En faisant du classement et du dépoussiérage d'œuvres anciennes, le conservateur des collections patrimoniales de la médiathèque François Mitterrand de Poitiers a découvert des dégradations sur un livre du XVIIe siècle. Elles datent peut-être de la Révolution...
L'ouvrage date de 1612. Il s'agit du tome X des œuvres complètes de Saint Thomas-d'Aquin, publiées en Latin à Anvers en Belgique. Un ouvrage certes précieux, mais pas forcément rare, c'est un livre imprimé dont il existe d'autres exemplaires en France.

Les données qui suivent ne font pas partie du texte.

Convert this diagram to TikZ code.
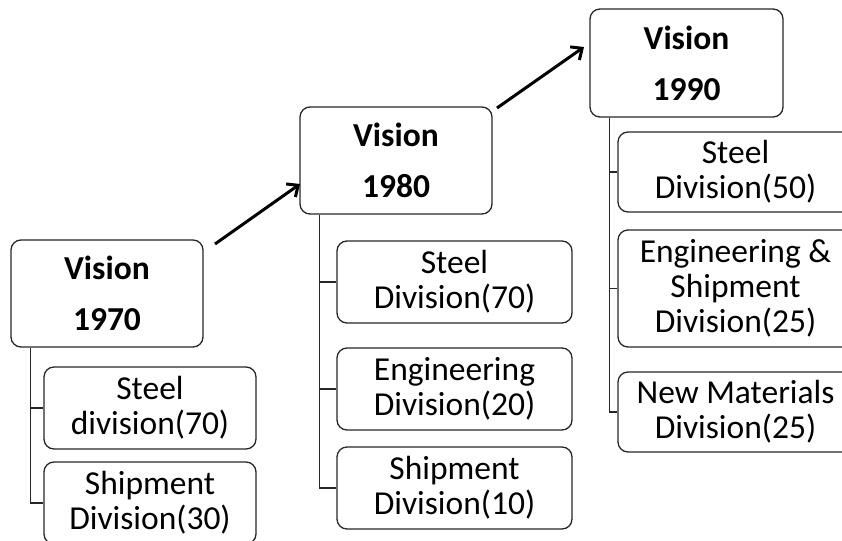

Lors d'une opération de dépoussiérage et de classement, Florent Palluault, le conservateur des collections patrimoniales de la médiathèque François Mitterrand, là où le livre est conservé, a découvert des dégradations sur l'un des volumes. Une illustration a été découpée sur le tome 10,
Sur d'autres pages, on relève des traces de cutter qui font penser que le livre a pu servir de table de découpe, comme une planche à découper.
Ce qui est original dans cette histoire, c'est que les dégradations ne sont pas du tout récentes. Il ne s'agit pas d'un lecteur du XXIe siècle qui aurait eu une envie subite de découper une gravure. Selon Florent Palluault, le découpage est ancien. Son hypothèse est qu'il pourrait dater de la Révolution française :
Lors de la Révolution Française, l'État a confisqué les biens du clergé et donc les livres qui étaient dans les monastères. Certains sont alors passés de mains en mains, ont été vendus et n'ont pas reçu le soin qui leur était dû.
Florent Palluault, conservateur en charge des collections patrimoniales
Avant d'être conservé à la médiathèque le livre était détenu par le monastère Saint-Cyprien de Poitiers, érigé le long du Clain à la place de l'actuel hôpital Pasteur. Après 1789 il a donc été vidé.
La dégradation des livres n'est pas un phénomène de notre époque
Le papier était cher au XVIe ou XVIIe siècles et il n'était pas rare d'écrire sur les pages (quand on savait écrire) ou de découper des images que l'on trouvait jolies." Les livres sont des objets comme les autres, les propriétaires se les approprient, ils font des annotations" explique Florent Palluault.
Et même si la dégradation d'un livre est toujours triste, dans ce cas précis, elle n'est pas catastrophique. Comme l'ouvrage a été imprimé, il en existe plusieurs exemplaires et on peut très bien retrouver ce qui a disparu sur un autre livre.
Ce n'est pas une perte documentaire, c'est bien dommage, mais ce n'est pas catastrophique. Sur un manuscrit, c'est catastrophique parce qu'on ne retrouvera jamais ce qui a été détruit
Florent Palluault
Pour la petite histoire, la découpe de vieux ouvrages est toujours pratiquée. Certains brocanteurs ou antiquaires peu scrupuleux achète des livres anciens, découpent les illustrations et les revendent à la pièce pour encaisser des bénéfices.